Several communities, including Damariscotta, Bath, Vinalhaven, and Portland, have actually worked with engineers and scientists to create reports of the potential impacts of sea level rise and storm surge on their communities and to come up with possible solutions.
“When the city is working with … the many infrastructure changes that we contemplate, that (sea level rise) is now part of the design consideration,” said Bill Needelman, Portland’s waterfront coordinator. That ranges from open space planning along the waterfront to development projects to pretty basic details, such as the need to ballast catch basins so they don’t pop off and float when flooded.
“If you’re going to spend money and just end up with exactly what you have right now, it’s all loss,” he said. “You can make yourself more resilient at the same time that you’re building your tax base and continuing to have a vital community.”
After having its sea level rise scenarios study done, Vinalhaven now approaches its infrastructure planning with an eye toward resiliency, said Andy Dorr, the island’s town manager. “We’ve got a long list of things we’d like to do, so it’s about prioritizing those things,” he said.
Part of that is taking advantage of natural lifecycle replacement for infrastructure such as bridges, sidewalks, and roadways. For instance, Vinalhaven’s Carrying Place Bridge is in poor condition and will soon need to be replaced. As the town discusses the design for a replacement bridge, it’s considering whether or not the bridge should be raised to a height that will accommodate rising water over the expected lifetime of the new bridge.
While communities along the waterfront are getting themselves informed about the impacts of sea level rise and some even have resiliency plans in place, the biggest obstacle to realizing those plans is money.
The town of Damariscotta, like other communities, used grant money to fund a study projecting sea level rise scenarios for its historic downtown, but finding funding for making the recommended infrastructure improvements has been challenging, said Town Manager Matt Lutkus.
Planned infrastructure efforts for Damariscotta, some of which are underway or completed, include enhancing a park bordering the harbor; sidewalk and culvert replacements; improvements to the public parking area along the harbor; and installing a flood wall to protect the downtown. All these improvements will cost the town millions of dollars.
Grant money exists to fund studies, he noted, but most infrastructure grants either go to communities with more dire needs or don’t provide enough money to enable the town to get projects completed. So, Damariscotta has been tackling the projects it can—often with the help of private donors—in the hopes that future generations can build on what is being done now.
Finding money for expensive resiliency improvements is difficult, agreed science educator Gayle Bowness, but “We don’t want to be put in the position of needing to react,” she said. As expensive as it will be to be proactive—and everyone agrees it’s going to be whopping expensive—reacting is much more costly, she noted, on an economic level as well as an emotional one.

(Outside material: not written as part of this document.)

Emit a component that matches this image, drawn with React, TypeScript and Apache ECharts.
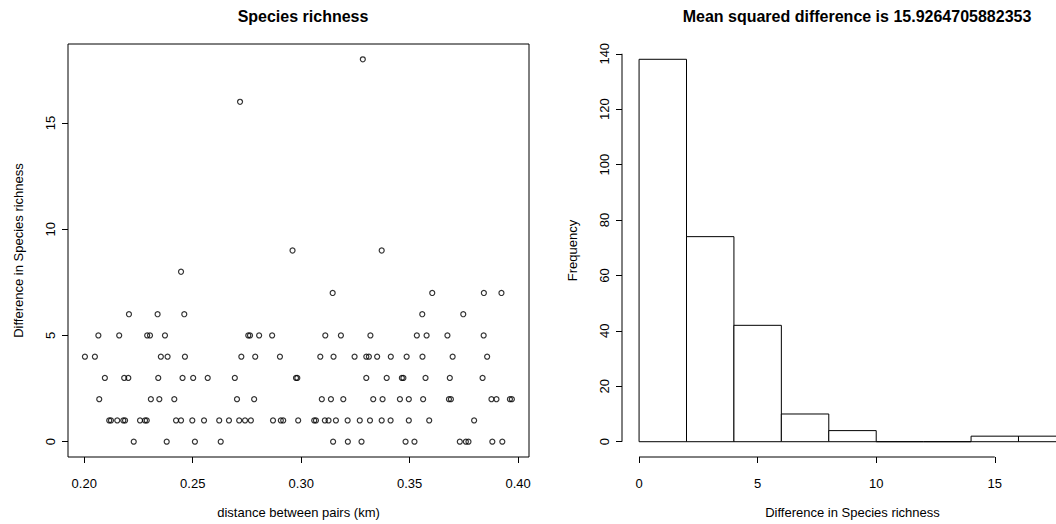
import React, { useEffect, useRef } from "react";
import * as echarts from "echarts";

// ---------- Scatter data: distance (km) for each difference in species richness ----------
const distDiff0 = [0.2228, 0.238, 0.251, 0.2629, 0.3147, 0.3215, 0.3278, 0.3481, 0.3522, 0.3731, 0.3759, 0.3771, 0.3881, 0.3927];
const distDiff1 = [
  0.2115, 0.2123, 0.2152, 0.218, 0.2188, 0.2257, 0.228, 0.2288, 0.2423, 0.2446, 0.2498, 0.2552,
  0.2622, 0.2667, 0.2714, 0.2741, 0.2768, 0.287, 0.2906, 0.2917, 0.2986, 0.306, 0.3068, 0.3109,
  0.3126, 0.316, 0.3214, 0.327, 0.3317, 0.3371, 0.3412, 0.3496, 0.359, 0.3797,
];
const distDiff2 = [
  0.2069, 0.2307, 0.2346, 0.2415, 0.2704, 0.2783, 0.3095, 0.3137, 0.3194, 0.3332, 0.3375, 0.3455,
  0.3496, 0.3562, 0.3681, 0.369, 0.3877, 0.39, 0.3962, 0.3971,
];
const distDiff3 = [
  0.2095, 0.2184, 0.2203, 0.2341, 0.2453, 0.2502, 0.2569, 0.2694, 0.2976, 0.2982, 0.33, 0.3394,
  0.3464, 0.3471, 0.3573, 0.3685, 0.3836,
];
const distDiff4 = [
  0.2003, 0.2049, 0.2353, 0.2384, 0.2464, 0.2724, 0.2788, 0.2902, 0.3088, 0.3149, 0.3246, 0.33,
  0.3312, 0.335, 0.3413, 0.3486, 0.3559, 0.3698, 0.3857,
];
const distDiff5 = [0.2065, 0.2161, 0.229, 0.2303, 0.2372, 0.2756, 0.2764, 0.2806, 0.2866, 0.3111, 0.3183, 0.3319, 0.3533, 0.3578, 0.3674, 0.3841];
const distDiff6 = [0.2206, 0.2338, 0.2461, 0.3558, 0.3747];
const distDiff7 = [0.3145, 0.3604, 0.3842, 0.3923];
const distDiff8 = [0.2446];
const distDiff9 = [0.296, 0.3371];
const distDiff16 = [0.2718];
const distDiff18 = [0.3284];

const scatterGroups: [number, number[]][] = [
  [0, distDiff0], [1, distDiff1], [2, distDiff2], [3, distDiff3], [4, distDiff4], [5, distDiff5],
  [6, distDiff6], [7, distDiff7], [8, distDiff8], [9, distDiff9], [16, distDiff16], [18, distDiff18],
];

// ---------- Histogram data ----------
const binStarts = [0, 2, 4, 6, 8, 10, 12, 14, 16];
const binWidth = 2;
const frequencies = [138, 74, 42, 10, 4, 0, 0, 2, 2];

// ---------- Ticks ----------
const scatterXTicks = [0.2, 0.25, 0.3, 0.35, 0.4];
const scatterYTicks = [0, 5, 10, 15];
const histXTicks = [0, 5, 10, 15];
const histYTicks = [0, 20, 40, 60, 80, 100, 120, 140];

const FONT = "'Liberation Sans', Arial, Helvetica, sans-serif";

export default function App() {
  const ref = useRef<HTMLDivElement>(null);

  useEffect(() => {
    if (!ref.current) return;
    const chart = echarts.init(ref.current, null, { renderer: "svg" });

    const scatterData: number[][] = [];
    scatterGroups.forEach(([d, xs]) => xs.forEach((x) => scatterData.push([x, d])));
    const histData = binStarts.map((b, i) => [b, b + binWidth, frequencies[i]]);

    const labelStyle = { color: "#000", fontSize: 13, fontFamily: FONT };
    const tick = { show: true, inside: false, length: 6, lineStyle: { color: "#000", width: 1 } };
    const noLine = { show: false, onZero: false };

    const option: any = {
      animation: false,
      backgroundColor: "#fff",
      textStyle: { fontFamily: FONT },
      title: [
        {
          text: "Species richness",
          left: 298,
          top: 3,
          textAlign: "center",
          textStyle: { fontSize: 16, fontWeight: "bold", color: "#000", fontFamily: FONT },
        },
        {
          text: "Mean squared difference is 15.9264705882353",
          left: 852,
          top: 3,
          textAlign: "center",
          textStyle: { fontSize: 16, fontWeight: "bold", color: "#000", fontFamily: FONT },
        },
      ],
      grid: [
        { left: 68, right: 579, top: 44, bottom: 64, show: true, borderColor: "#000", borderWidth: 1, backgroundColor: "transparent" },
        { left: 622, right: 25, top: 44, bottom: 64, show: false },
      ],
      xAxis: [
        {
          gridIndex: 0,
          type: "value",
          position: "bottom",
          min: 0.1925,
          max: 0.405,
          name: "distance between pairs (km)",
          nameLocation: "middle",
          nameGap: 49,
          nameTextStyle: labelStyle,
          axisLine: noLine,
          axisTick: { ...tick, customValues: scatterXTicks },
          axisLabel: { ...labelStyle, margin: 20, customValues: scatterXTicks, formatter: (v: number) => v.toFixed(2) },
          splitLine: { show: false },
        },
        {
          gridIndex: 1,
          type: "value",
          position: "bottom",
          min: -0.72,
          max: 18.72,
          name: "Difference in Species richness",
          nameLocation: "middle",
          nameGap: 49,
          nameTextStyle: labelStyle,
          axisLine: noLine,
          axisTick: { ...tick, customValues: histXTicks },
          axisLabel: { ...labelStyle, margin: 20, customValues: histXTicks },
          splitLine: { show: false },
        },
      ],
      yAxis: [
        {
          gridIndex: 0,
          type: "value",
          position: "left",
          min: -0.72,
          max: 18.72,
          name: "Difference in Species richness",
          nameLocation: "middle",
          nameGap: 43,
          nameRotate: 90,
          nameTextStyle: labelStyle,
          axisLine: noLine,
          axisTick: { ...tick, customValues: scatterYTicks },
          axisLabel: { ...labelStyle, margin: 11, rotate: 90, customValues: scatterYTicks },
          splitLine: { show: false },
        },
        {
          gridIndex: 1,
          type: "value",
          position: "left",
          min: -5.52,
          max: 143.52,
          name: "Frequency",
          nameLocation: "middle",
          nameGap: 43,
          nameRotate: 90,
          nameTextStyle: labelStyle,
          axisLine: noLine,
          axisTick: { ...tick, customValues: histYTicks },
          axisLabel: { ...labelStyle, margin: 11, rotate: 90, customValues: histYTicks },
          splitLine: { show: false },
        },
      ],
      series: [
        {
          type: "scatter",
          xAxisIndex: 0,
          yAxisIndex: 0,
          data: scatterData,
          symbol: "circle",
          symbolSize: 5,
          itemStyle: { color: "rgba(0,0,0,0)", borderColor: "#000", borderWidth: 1.2 },
          emphasis: { disabled: true },
        },
        {
          type: "custom",
          xAxisIndex: 1,
          yAxisIndex: 1,
          data: histData,
          encode: { x: [0, 1], y: 2 },
          clip: false,
          renderItem: (_params: any, api: any) => {
            const p0 = api.coord([api.value(0), 0]);
            const p1 = api.coord([api.value(1), api.value(2)]);
            return {
              type: "rect",
              shape: { x: p0[0], y: p1[1], width: p1[0] - p0[0], height: p0[1] - p1[1] },
              style: { fill: "#fff", stroke: "#000", lineWidth: 1 },
            };
          },
        },
      ],
    };

    chart.setOption(option);

    // R-style axis lines spanning only from first to last tick
    const finder: any = { xAxisIndex: 1, yAxisIndex: 1 };
    const hx0 = chart.convertToPixel(finder, [histXTicks[0], -5.52]) as number[];
    const hx1 = chart.convertToPixel(finder, [histXTicks[histXTicks.length - 1], -5.52]) as number[];
    const hy0 = chart.convertToPixel(finder, [-0.72, histYTicks[0]]) as number[];
    const hy1 = chart.convertToPixel(finder, [-0.72, histYTicks[histYTicks.length - 1]]) as number[];
    chart.setOption({
      graphic: [
        { type: "line", shape: { x1: hx0[0], y1: hx0[1], x2: hx1[0], y2: hx1[1] }, style: { stroke: "#000", lineWidth: 1 } },
        { type: "line", shape: { x1: hy0[0], y1: hy0[1], x2: hy1[0], y2: hy1[1] }, style: { stroke: "#000", lineWidth: 1 } },
      ],
    });

    return () => chart.dispose();
  }, []);

  return (
    <div style={{ position: "fixed", left: 0, top: 0, width: 1056, height: 524, overflow: "hidden", background: "#fff" }}>
      <div ref={ref} style={{ width: 1108, height: 524 }} />
    </div>
  );
}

“What we need is to have everybody on the same page because what’s needed is change and change is hard,” she said. “We do have this opportunity. We have the data and we have the time to make some smart decisions. But it’s going to take support and we’re going to have to be open to change. It doesn’t mean we can’t have our coastal communities and our working waterfronts. It doesn’t mean that that goes away. It means it’s going to need to be different.”

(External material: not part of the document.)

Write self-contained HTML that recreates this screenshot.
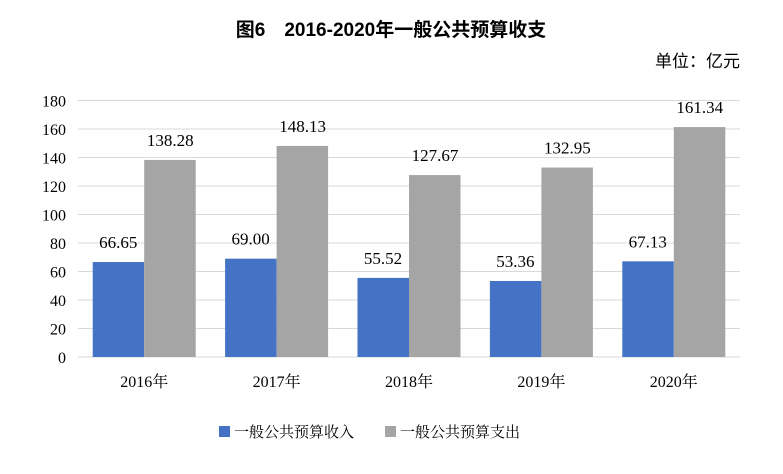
<!DOCTYPE html>
<html><head><meta charset="utf-8"><style>
body{margin:0;background:#fff;width:783px;height:469px;overflow:hidden}
svg text{font-family:"Liberation Serif","Noto Serif CJK SC",serif}
</style></head><body>
<svg width="783" height="469">
<text x="391" y="36" text-anchor="middle" font-size="19" font-weight="bold" style="font-family:'Liberation Sans','Noto Sans CJK SC',sans-serif">图6　2016-2020年一般公共预算收支</text>
<text x="740" y="67" text-anchor="end" font-size="17" style="font-family:'Liberation Sans','Noto Sans CJK SC',sans-serif">单位：亿元</text>
<g id="grid"></g><g id="bars"></g><g id="labels"></g>
<g>
<rect x="219" y="426" width="11" height="11" fill="#4472c4"/>
<text x="234" y="437" font-size="15">一般公共预算收入</text>
<rect x="385" y="426" width="11" height="11" fill="#a5a5a5"/>
<text x="400" y="437" font-size="15">一般公共预算支出</text>
</g>
</svg>
<script>
const categories=["2016年","2017年","2018年","2019年","2020年"];
const income=[66.65,69.00,55.52,53.36,67.13];
const expense=[138.28,148.13,127.67,132.95,161.34];
const ticks=[0,20,40,60,80,100,120,140,160,180];
const NS="http://www.w3.org/2000/svg";
const x0=78,x1=740,y0=357,y1=100.5,ymax=180;
const y=v=>y0-(v/ymax)*(y0-y1);
const bw=(x1-x0)/categories.length;
const grid=document.getElementById('grid'),bars=document.getElementById('bars'),labels=document.getElementById('labels');
function mk(tag,attrs,parent,txt){const e=document.createElementNS(NS,tag);for(const k in attrs)e.setAttribute(k,attrs[k]);if(txt!=null)e.textContent=txt;parent.appendChild(e);return e;}
ticks.forEach(t=>{
 const l=mk('line',{x1:x0,x2:x1,y1:y(t),y2:y(t),stroke:'#d9d9d9','stroke-width':1},grid);
 
 
 const tx=mk('text',{x:66,y:y(t)+6,'text-anchor':'end','font-size':16},grid,t);
 
 
});
categories.forEach((c,i)=>{
 const cx=x0+bw*(i+0.5);
 const b1=mk('rect',{x:cx-51.5,y:y(income[i]),width:51.5,height:y0-y(income[i]),fill:'#4472c4'},bars);
 
 
 const b2=mk('rect',{x:cx,y:y(expense[i]),width:51.5,height:y0-y(expense[i]),fill:'#a5a5a5'},bars);
 
 
 const l1=mk('text',{x:cx-26,y:y(income[i])-14,'text-anchor':'middle','font-size':17},labels,income[i].toFixed(2));
 
 
 const l2=mk('text',{x:cx+26,y:y(expense[i])-14,'text-anchor':'middle','font-size':17},labels,expense[i].toFixed(2));
 
 
 const xl=mk('text',{x:cx,y:387,'text-anchor':'middle','font-size':16},labels,c);
 
 
});
</script>
</body></html>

Stephanie Bouchard is a freelance writer and editor based in the Midcoast. Find her at www.stephaniebouchard.net.
Over the past two years, the Island Institute, through the Tom Glenn Community Impact Fund, has supported 24 Maine island and coastal communities in their sea level rise planning efforts. This support has translated into over $118,000 for 18 projects, and these funds have helped leverage over $987,000 dollars in additional state and federal funds for these projects and communities.